= Requirements =
Repeat the data word for word. Do not include the pictures.
>> Begin Available data
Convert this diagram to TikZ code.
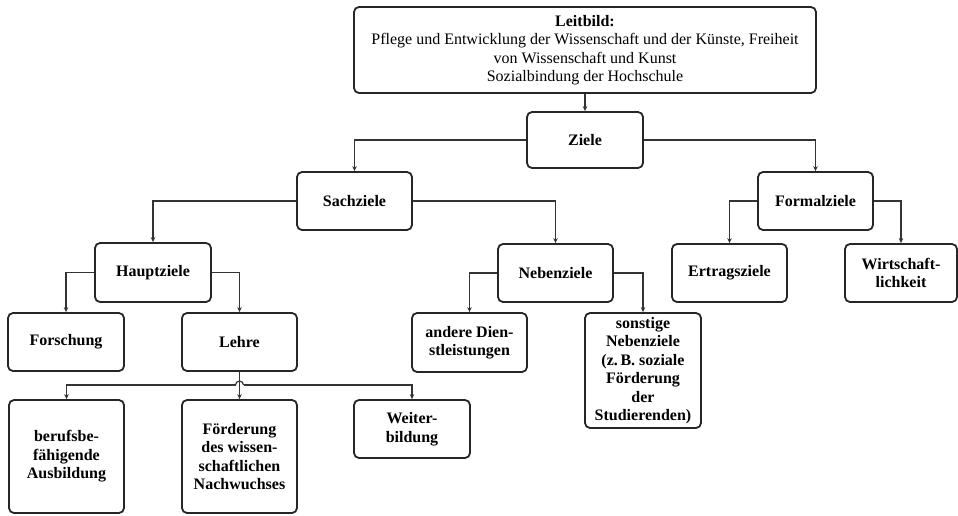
\documentclass[tikz,border=0pt]{standalone}
\usepackage{fontspec}
\setmainfont{Liberation Serif}
\usetikzlibrary{arrows.meta}

\begin{document}
\begin{tikzpicture}[x=1pt,y=1pt,
  goalbox/.style={draw=black!85, line width=1.8pt, rounded corners=5pt,
    align=center, inner sep=2pt, font=\fontsize{16}{18.5}\selectfont\bfseries},
  link/.style={draw=black!80, line width=1.2pt},
  arr/.style={link, -{Stealth[length=5pt,width=4.5pt]}}
]
\useasboundingbox (0,0) rectangle (958,-515);

% mission statement at the top
\node[goalbox, font=\fontsize{16}{18.5}\selectfont, minimum width=462pt, minimum height=86pt]
  (leit) at (585,-50)
  {\textbf{Leitbild:}\\Pflege und Entwicklung der Wissenschaft und der Künste, Freiheit\\von Wissenschaft und Kunst\\Sozialbindung der Hochschule};

% goal hierarchy
\node[goalbox, minimum width=116pt, minimum height=56pt] (ziele)  at (585,-140) {Ziele};
\node[goalbox, minimum width=115pt, minimum height=58pt] (sach)   at (354.5,-201) {Sachziele};
\node[goalbox, minimum width=115pt, minimum height=58pt] (formal) at (815.5,-201) {Formalziele};
\node[goalbox, minimum width=116pt, minimum height=59pt] (haupt)  at (153,-272.5) {Hauptziele};
\node[goalbox, minimum width=115pt, minimum height=58pt] (neben)  at (555.5,-273) {Nebenziele};
\node[goalbox, minimum width=115pt, minimum height=58pt] (ertrag) at (729.5,-273) {Ertragsziele};
\node[goalbox, minimum width=112pt, minimum height=58pt] (wirt)   at (901,-273) {Wirtschaft-\\lichkeit};
\node[goalbox, minimum width=116pt, minimum height=58pt] (forsch) at (66,-342) {Forschung};
\node[goalbox, minimum width=115pt, minimum height=58pt] (lehre)  at (239.5,-342) {Lehre};
\node[goalbox, minimum width=115pt, minimum height=59pt] (andere) at (469.5,-342.5) {andere Dien-\\stleistungen};
\node[goalbox, minimum width=116pt, minimum height=115pt] (sonst) at (643,-370.5)
  {sonstige\\Nebenziele\\(z.\,B. soziale\\Förderung\\der\\Studierenden)};
\node[goalbox, minimum width=115pt, minimum height=113pt] (beruf) at (66.5,-456.5) {berufsbe-\\fähigende\\Ausbildung};
\node[goalbox, minimum width=115pt, minimum height=113pt] (foerd) at (239.5,-456.5)
  {Förderung\\des wissen-\\schaftlichen\\Nachwuchses};
\node[goalbox, minimum width=116pt, minimum height=58pt] (weiter) at (412,-429) {Weiter-\\bildung};

% connectors
\draw[arr] (leit.south) -- (ziele.north);
\draw[arr] (ziele.west) -| (sach.north);
\draw[arr] (ziele.east) -| (formal.north);
\draw[arr] (sach.west) -| (haupt.north);
\draw[arr] (sach.east) -| (neben.north);
\draw[arr] (formal.west) -| (ertrag.north);
\draw[arr] (formal.east) -| (wirt.north);
\draw[arr] (haupt.west) -| (forsch.north);
\draw[arr] (haupt.east) -| (lehre.north);
\draw[arr] (neben.west) -| (andere.north);
\draw[arr] (neben.east) -| (sonst.north);

% distribution bus below "Lehre", hopping over the vertical line
\coordinate (bus) at (239.5,-385);
\draw[arr] (lehre.south) -- (foerd.north);
\draw[arr] ([xshift=-4pt]bus) -- (bus -| beruf.north) -- (beruf.north);
\draw[arr] ([xshift=4pt]bus) -- (bus -| weiter.north) -- (weiter.north);
\draw[link] ([xshift=-4pt]bus) arc[start angle=180, end angle=0, radius=4pt];
\end{tikzpicture}
\end{document}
>> End Available data
= Worked answer =
Convert this diagram to TikZ code.
\documentclass[tikz,border=0pt]{standalone}
\usepackage{fontspec}
\setmainfont{Liberation Serif}
\usetikzlibrary{arrows.meta}

\begin{document}
\begin{tikzpicture}[x=1pt,y=1pt,
  goalbox/.style={draw=black!85, line width=1.8pt, rounded corners=5pt,
    align=center, inner sep=2pt, font=\fontsize{16}{18.5}\selectfont\bfseries},
  link/.style={draw=black!80, line width=1.2pt},
  arr/.style={link, -{Stealth[length=5pt,width=4.5pt]}}
]
\useasboundingbox (0,0) rectangle (958,-515);

% mission statement at the top
\node[goalbox, font=\fontsize{16}{18.5}\selectfont, minimum width=462pt, minimum height=86pt]
  (leit) at (585,-50)
  {\textbf{Leitbild:}\\Pflege und Entwicklung der Wissenschaft und der Künste, Freiheit\\von Wissenschaft und Kunst\\Sozialbindung der Hochschule};

% goal hierarchy
\node[goalbox, minimum width=116pt, minimum height=56pt] (ziele)  at (585,-140) {Ziele};
\node[goalbox, minimum width=115pt, minimum height=58pt] (sach)   at (354.5,-201) {Sachziele};
\node[goalbox, minimum width=115pt, minimum height=58pt] (formal) at (815.5,-201) {Formalziele};
\node[goalbox, minimum width=116pt, minimum height=59pt] (haupt)  at (153,-272.5) {Hauptziele};
\node[goalbox, minimum width=115pt, minimum height=58pt] (neben)  at (555.5,-273) {Nebenziele};
\node[goalbox, minimum width=115pt, minimum height=58pt] (ertrag) at (729.5,-273) {Ertragsziele};
\node[goalbox, minimum width=112pt, minimum height=58pt] (wirt)   at (901,-273) {Wirtschaft-\\lichkeit};
\node[goalbox, minimum width=116pt, minimum height=58pt] (forsch) at (66,-342) {Forschung};
\node[goalbox, minimum width=115pt, minimum height=58pt] (lehre)  at (239.5,-342) {Lehre};
\node[goalbox, minimum width=115pt, minimum height=59pt] (andere) at (469.5,-342.5) {andere Dien-\\stleistungen};
\node[goalbox, minimum width=116pt, minimum height=115pt] (sonst) at (643,-370.5)
  {sonstige\\Nebenziele\\(z.\,B. soziale\\Förderung\\der\\Studierenden)};
\node[goalbox, minimum width=115pt, minimum height=113pt] (beruf) at (66.5,-456.5) {berufsbe-\\fähigende\\Ausbildung};
\node[goalbox, minimum width=115pt, minimum height=113pt] (foerd) at (239.5,-456.5)
  {Förderung\\des wissen-\\schaftlichen\\Nachwuchses};
\node[goalbox, minimum width=116pt, minimum height=58pt] (weiter) at (412,-429) {Weiter-\\bildung};

% connectors
\draw[arr] (leit.south) -- (ziele.north);
\draw[arr] (ziele.west) -| (sach.north);
\draw[arr] (ziele.east) -| (formal.north);
\draw[arr] (sach.west) -| (haupt.north);
\draw[arr] (sach.east) -| (neben.north);
\draw[arr] (formal.west) -| (ertrag.north);
\draw[arr] (formal.east) -| (wirt.north);
\draw[arr] (haupt.west) -| (forsch.north);
\draw[arr] (haupt.east) -| (lehre.north);
\draw[arr] (neben.west) -| (andere.north);
\draw[arr] (neben.east) -| (sonst.north);

% distribution bus below "Lehre", hopping over the vertical line
\coordinate (bus) at (239.5,-385);
\draw[arr] (lehre.south) -- (foerd.north);
\draw[arr] ([xshift=-4pt]bus) -- (bus -| beruf.north) -- (beruf.north);
\draw[arr] ([xshift=4pt]bus) -- (bus -| weiter.north) -- (weiter.north);
\draw[link] ([xshift=-4pt]bus) arc[start angle=180, end angle=0, radius=4pt];
\end{tikzpicture}
\end{document}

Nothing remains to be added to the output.